As for the erotylid beetles named "Cryptophilus integer" by researchers for more than a century, Esser determined that they were two species. One was C.propinquus, also known as C.fluminalis. The other, Esser at first identified as C.simplex, established as Paramecosoma simplex by Thomas Wollaston in 1857. However, he soon discovered a still older description of the "other C.integer": Typhaea angusta by Wilhelm Rosenhauer in 1856, now C.angustus. Reitter's comparison of the beetles he called "C.integer" with C.obliteratus suggest that his "C.integer" specimens were more likely than not C.angustus.
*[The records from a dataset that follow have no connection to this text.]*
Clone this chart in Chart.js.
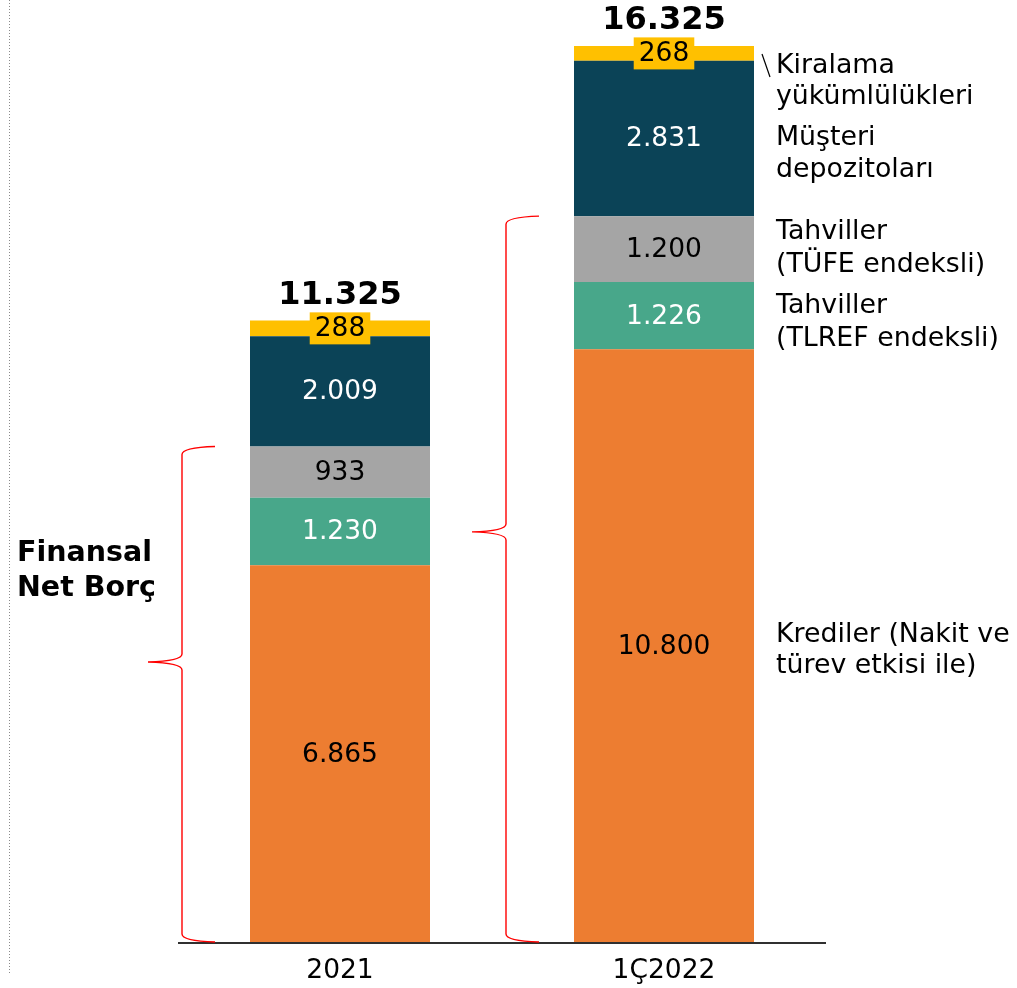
<!DOCTYPE html>
<html>
<head>
<meta charset="utf-8">
<script src="https://cdn.jsdelivr.net/npm/chart.js@4/dist/chart.umd.min.js"></script>
<style>
    body { margin: 0; background: #fff; }
    #wrap { width: 1017px; height: 988px; }
</style>
</head>
<body>
<div id="wrap"><canvas id="chart" width="1017" height="988"></canvas></div>
<script>
const categories = ['2021', '1Ç2022'];
const krediler = [6865, 10800];
const tahvillerTlref = [1230, 1226];
const tahvillerTufe = [933, 1200];
const musteriDepozito = [2009, 2831];
const kiralama = [288, 268];
const totals = [11325, 16325];

const seriesNames = ['Krediler (Nakit ve türev etkisi ile)', 'Tahviller (TLREF endeksli)', 'Tahviller (TÜFE endeksli)', 'Müşteri depozitoları', 'Kiralama yükümlülükleri'];
const seriesColors = ['#ED7D31', '#48A78A', '#A5A5A5', '#0B4357', '#FFC000'];
const labelColors = ['#000', '#fff', '#000', '#fff', '#000'];

const FONT = '"DejaVu Sans", Verdana, sans-serif';

function fmt(v) {
    return String(v).replace(/\B(?=(\d{3})+(?!\d))/g, '.');
}

// brace spanning the "Finansal Net Borç" segments (first three series)
function drawBrace(ctx, xTip, xLine, xEnd, top, bottom, tipY) {
    const r = 8;
    ctx.beginPath();
    ctx.moveTo(xEnd, top);
    ctx.quadraticCurveTo(xLine, top + 1, xLine, top + r);
    ctx.lineTo(xLine, tipY - r);
    ctx.quadraticCurveTo(xLine, tipY - 1, xTip, tipY);
    ctx.quadraticCurveTo(xLine, tipY + 1, xLine, tipY + r);
    ctx.lineTo(xLine, bottom - r);
    ctx.quadraticCurveTo(xLine, bottom - 1, xEnd, bottom);
    ctx.stroke();
}

const annotations = {
    id: 'annotations',
    afterDatasetsDraw(chart) {
        const ctx = chart.ctx;
        const area = chart.chartArea;
        const yScale = chart.scales.y;
        const xScale = chart.scales.x;
        ctx.save();

        // dotted line on the far left
        ctx.strokeStyle = '#8a8a8a';
        ctx.lineWidth = 1;
        ctx.setLineDash([1, 2]);
        ctx.beginPath();
        ctx.moveTo(9.5, 0);
        ctx.lineTo(9.5, 975);
        ctx.stroke();
        ctx.setLineDash([]);

        // axis line
        ctx.strokeStyle = '#303030';
        ctx.lineWidth = 2;
        ctx.beginPath();
        ctx.moveTo(area.left, area.bottom + 1);
        ctx.lineTo(area.right, area.bottom + 1);
        ctx.stroke();

        // values inside segments
        ctx.textAlign = 'center';
        ctx.textBaseline = 'middle';
        ctx.font = '26.5px ' + FONT;
        chart.data.datasets.forEach((ds, di) => {
            const meta = chart.getDatasetMeta(di);
            meta.data.forEach((bar, i) => {
                const cy = (bar.y + bar.base) / 2;
                const txt = fmt(ds.data[i]);
                if (di === 4) {
                    const w = ctx.measureText(txt).width + 10;
                    ctx.fillStyle = seriesColors[4];
                    ctx.fillRect(bar.x - w / 2, cy - 16, w, 32);
                }
                ctx.fillStyle = labelColors[di];
                ctx.fillText(txt, bar.x, cy + 1);
            });
        });

        // totals
        ctx.font = 'bold 32px ' + FONT;
        ctx.fillStyle = '#000';
        totals.forEach((t, i) => {
            const x = xScale.getPixelForValue(i);
            ctx.fillText(fmt(t), x, yScale.getPixelForValue(t) - 25);
        });

        // category labels
        ctx.font = '26.5px ' + FONT;
        categories.forEach((c, i) => {
            ctx.fillText(c, xScale.getPixelForValue(i), area.bottom + 29);
        });

        // braces
        ctx.strokeStyle = '#FF0000';
        ctx.lineWidth = 1.4;
        categories.forEach((c, i) => {
            const netDebt = krediler[i] + tahvillerTlref[i] + tahvillerTufe[i];
            const top = yScale.getPixelForValue(netDebt);
            const bottom = area.bottom;
            const tipY = top + (bottom - top) * 0.435;
            const barLeft = chart.getDatasetMeta(0).data[i].x - 90;
            drawBrace(ctx, barLeft - 102, barLeft - 68, barLeft - 35, top, bottom, tipY);
        });

        // Finansal Net Borç
        ctx.textAlign = 'left';
        ctx.font = 'bold 28.5px ' + FONT;
        ctx.fillText('Finansal', 17, 554);
        ctx.fillText('Net Borç', 17, 589);

        // right side labels
        ctx.font = '26.8px ' + FONT;
        const right = [
            ['Kiralama', 66], ['yükümlülükleri', 97],
            ['Müşteri', 138], ['depozitoları', 170],
            ['Tahviller', 232], ['(TÜFE endeksli)', 265],
            ['Tahviller', 306], ['(TLREF endeksli)', 339],
            ['Krediler (Nakit ve', 635], ['türev etkisi ile)', 666]
        ];
        right.forEach(([t, y]) => ctx.fillText(t, 776, y));

        // leader for Kiralama
        ctx.strokeStyle = '#000';
        ctx.lineWidth = 1.2;
        ctx.beginPath();
        ctx.moveTo(762, 54);
        ctx.lineTo(770, 77);
        ctx.stroke();

        ctx.restore();
    }
};

const datasetValues = [krediler, tahvillerTlref, tahvillerTufe, musteriDepozito, kiralama];

new Chart(document.getElementById('chart'), {
    type: 'bar',
    data: {
        labels: categories,
        datasets: datasetValues.map((values, i) => ({
            label: seriesNames[i],
            data: values,
            backgroundColor: seriesColors[i],
            borderWidth: 0,
            barPercentage: 1,
            categoryPercentage: 180 / 324
        }))
    },
    options: {
        responsive: false,
        animation: false,
        layout: { padding: { left: 178, right: 191, top: 9, bottom: 46 } },
        plugins: {
            legend: { display: false },
            tooltip: { enabled: false }
        },
        scales: {
            x: { stacked: true, display: false },
            y: { stacked: true, display: false, min: 0, max: 17000 }
        }
    },
    plugins: [annotations]
});
</script>
</body>
</html>
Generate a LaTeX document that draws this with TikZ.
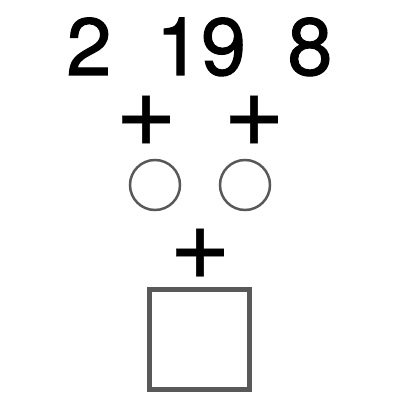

In 2019, the nomenclatural problem of the type species of Cryptophilus being a Micrambe was resolved when Esser, Matthew Gimmel and Richard Leschen re-fixed the type to C.obliteratus, which was unaffected by the entire "C.integer" confusion.

===Species===
About 10 species were named in the genus Cryptophilus as of 2020:
- Cryptophilus angustus (Rosenhauer, 1856) (= C.balearicus, C.barnevillei, C.ceylonicus, C.debilis, C.frater, C.integer (auct. nec Heer 1841, in part), C.muticus, C.simplex)
- Cryptophilus cryptophagoides Grouvelle, 1916
- Cryptophilus hiranoi Sasaji, 1984
- Cryptophilus kurbatovi Lyubarsky, 2010
- Cryptophilus minimus Grouvelle, 1914
- Cryptophilus mirus Grouvelle, 1914
- Cryptophilus obliteratus Reitter, 1874 (= C.seriatus)
- Cryptophilus propinquus Reitter, 1874 (= C.fluminalis, C.integer (auct. nec Heer 1841, in part), C.propinguus (lapsus))
- Cryptophilus quadrisignatus Motschulsky, 1860

The Barcode of Life Data System Cytochrome c oxidase subunit I sequence data suggest the existence of at least two further (sub)species, undescribed as of 2025:
- Cryptophilus sp. "SAEVG Morph0281" (COI-5P sequence, Costa Rica, India, Western Australia)
- Cryptophilus sp. "TJH-2004" (COI-3P sequence, unknown locality)

Fossil remains found in Baltic amber were assigned to this genus.